In 1772, Etruria had a steam engine installed, and there was an engine-turned-lathe, as Wedgwood embraced the latest technology of the Industrial Revolution. Continuing to innovate as an employer, too, Wedgwood created a village for his workers and their families. The housing was convenient for everyone, but, since Wedgwood retained ownership of the properties, it did also give the employer a level of control over his employees not seen before in industry. On the other hand, Wedgwood did pay his workers well.

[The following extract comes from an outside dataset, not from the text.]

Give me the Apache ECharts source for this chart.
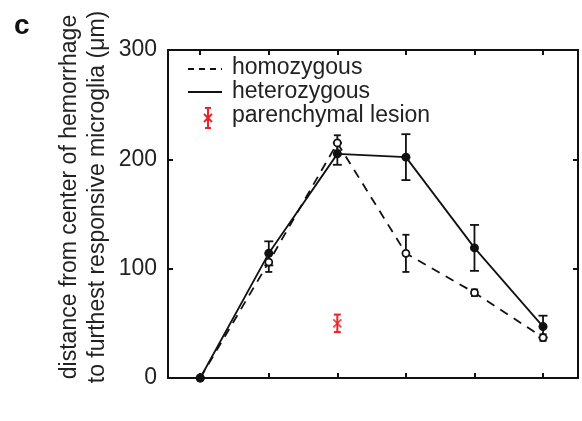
<!DOCTYPE html>
<html>
<head>
<meta charset="utf-8">
<script src="https://cdn.jsdelivr.net/npm/echarts@6/dist/echarts.min.js"></script>
<style>
  html, body { margin: 0; padding: 0; background: #fff; }
  #chart { width: 582px; height: 421px; }
</style>
</head>
<body>
<div id="chart"></div>
<script>
// Time points along the x axis (unlabelled)
const timePoints = [0, 1, 2, 3, 4, 5];
// Distance (µm) of furthest responsive microglia
const homozygous = [0, 106, 215, 114, 78, 37];
const homozygousErr = [0, 9, 7, 17, 3, 3];
const heterozygous = [0, 114, 205, 202, 119, 47];
const heterozygousErr = [0, 11, 10, 21, 21, 10];
const lesionX = [2];
const lesion = [50];
const lesionErr = [8];
const yTicks = [0, 100, 200, 300];

const FONT = 'Liberation Sans, Arial, sans-serif';

function pairs(xs, ys) { return xs.map((x, i) => [x, ys[i]]); }
function errRows(xs, ys, es) { return xs.map((x, i) => [x, ys[i] - es[i], ys[i] + es[i]]); }

function errorBarRender(color, cap, width) {
  return function (params, api) {
    const x = api.value(0);
    const lo = api.coord([x, api.value(1)]);
    const hi = api.coord([x, api.value(2)]);
    const style = { stroke: color, lineWidth: width };
    return {
      type: 'group',
      children: [
        { type: 'line', shape: { x1: lo[0], y1: lo[1], x2: hi[0], y2: hi[1] }, style },
        { type: 'line', shape: { x1: lo[0] - cap, y1: lo[1], x2: lo[0] + cap, y2: lo[1] }, style },
        { type: 'line', shape: { x1: hi[0] - cap, y1: hi[1], x2: hi[0] + cap, y2: hi[1] }, style }
      ]
    };
  };
}

const chart = echarts.init(document.getElementById('chart'), null, { renderer: 'canvas' });

function frameAxis(extra, ticks) {
  return Object.assign({
    type: 'value',
    axisLine: { show: true, onZero: false, lineStyle: { color: '#111', width: 2 } },
    axisTick: { show: true, inside: true, length: 5, customValues: ticks, lineStyle: { color: '#111', width: 2 } },
    axisLabel: { show: false },
    splitLine: { show: false }
  }, extra);
}

chart.setOption({
  animation: false,
  grid: { left: 168, top: 50, right: 4, bottom: 43 },
  xAxis: [
    frameAxis({ position: 'bottom', min: -0.47, max: 5.51 }, timePoints),
    frameAxis({ position: 'top', min: -0.47, max: 5.51 }, timePoints)
  ],
  yAxis: [
    frameAxis({
      position: 'left', min: 0, max: 300, interval: 100,
      axisLabel: { show: true, color: '#222', fontSize: 23, fontFamily: FONT, margin: 11, customValues: yTicks }
    }, yTicks),
    frameAxis({ position: 'right', min: 0, max: 300, interval: 100 }, yTicks)
  ],
  series: [
    {
      name: 'homozygous', type: 'line', data: pairs(timePoints, homozygous),
      lineStyle: { color: '#111', width: 1.8, type: [9, 7] },
      symbol: 'circle', symbolSize: 7,
      itemStyle: { color: '#fff', borderColor: '#111', borderWidth: 1.8 },
      z: 3
    },
    {
      name: 'homozygous err', type: 'custom', data: errRows(timePoints, homozygous, homozygousErr),
      renderItem: errorBarRender('#111', 3.5, 1.8), z: 2
    },
    {
      name: 'heterozygous', type: 'line', data: pairs(timePoints, heterozygous),
      lineStyle: { color: '#111', width: 1.8 },
      symbol: 'circle', symbolSize: 9,
      itemStyle: { color: '#111', borderColor: '#111', borderWidth: 0 },
      z: 4
    },
    {
      name: 'heterozygous err', type: 'custom', data: errRows(timePoints, heterozygous, heterozygousErr),
      renderItem: errorBarRender('#111', 4.5, 1.8), z: 2
    },
    {
      name: 'parenchymal lesion err', type: 'custom', data: errRows(lesionX, lesion, lesionErr),
      renderItem: errorBarRender('#e8232a', 3.5, 2), z: 5
    },
    {
      name: 'parenchymal lesion', type: 'scatter', data: pairs(lesionX, lesion),
      symbol: 'path://M0,0 L10,10 M10,0 L0,10', symbolSize: 8,
      itemStyle: { color: 'none', borderColor: '#e8232a', borderWidth: 2 },
      z: 6
    }
  ],
  graphic: [
    // panel letter
    { type: 'text', x: 14, y: 12, style: { text: 'c', font: 'bold 28px ' + FONT, fill: '#111' } },
    // y axis title (two lines)
    {
      type: 'text', x: 84, y: 197, rotation: Math.PI / 2,
      style: {
        text: 'distance from center of hemorrhage\nto furthest responsive microglia (μm)',
        font: '23px ' + FONT, fill: '#222', align: 'center', verticalAlign: 'middle', lineHeight: 28
      }
    },
    // legend
    { type: 'line', shape: { x1: 188, y1: 69, x2: 222, y2: 69 }, style: { stroke: '#111', lineWidth: 1.8, lineDash: [6, 5] } },
    { type: 'text', x: 232, y: 68, style: { text: 'homozygous', font: '23px ' + FONT, fill: '#222', verticalAlign: 'middle' } },
    { type: 'line', shape: { x1: 188, y1: 92, x2: 222, y2: 92 }, style: { stroke: '#111', lineWidth: 1.8 } },
    { type: 'text', x: 232, y: 92, style: { text: 'heterozygous', font: '23px ' + FONT, fill: '#222', verticalAlign: 'middle' } },
    { type: 'line', shape: { x1: 208, y1: 108, x2: 208, y2: 128 }, style: { stroke: '#e8232a', lineWidth: 2 } },
    { type: 'line', shape: { x1: 205, y1: 108, x2: 211, y2: 108 }, style: { stroke: '#e8232a', lineWidth: 2 } },
    { type: 'line', shape: { x1: 205, y1: 128, x2: 211, y2: 128 }, style: { stroke: '#e8232a', lineWidth: 2 } },
    { type: 'line', shape: { x1: 204, y1: 114, x2: 212, y2: 122 }, style: { stroke: '#e8232a', lineWidth: 2 } },
    { type: 'line', shape: { x1: 212, y1: 114, x2: 204, y2: 122 }, style: { stroke: '#e8232a', lineWidth: 2 } },
    { type: 'text', x: 232, y: 116, style: { text: 'parenchymal lesion', font: '23px ' + FONT, fill: '#222', verticalAlign: 'middle' } }
  ]
});
</script>
</body>
</html>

The Etruria factory was now producing all manner of items in pottery, everything from cameo brooches to large ornamental pedestals. The company continued to manufacture both fine dinner services and wares for everyday use along with decorative objects, but Wedgwood was willing to make anything that was fashionable and seemed capable of selling well. Wedgwood even used his pottery skills to promote causes important to him. He was a member of the Unitarian Church and, against slavery, he financially supported the Society for Effecting the Abolition of the Slave Trade, founded in 1787. The same year, Wedgwood had a jasperware cameo medallion made to promote the cause. Known as the Slave Medallion, it showed a kneeling and enchained slave with the words "Am I not a man and a brother?" Thousands of the medallions were made, and many were bought by wealthy anti-slavery activists who then gave them out to supporters. Britain did finally abolish the slave trade in most of its territories in 1807.
With booming sales all over the world, the future of the Wedgwood name was assured, and it survived the death of its founder. Josiah Wedgwood died on 3 January 1795, his son and nephew continued his legacy, and Wedgwood still makes decorative pottery items today, many of which have become a favourite of collectors.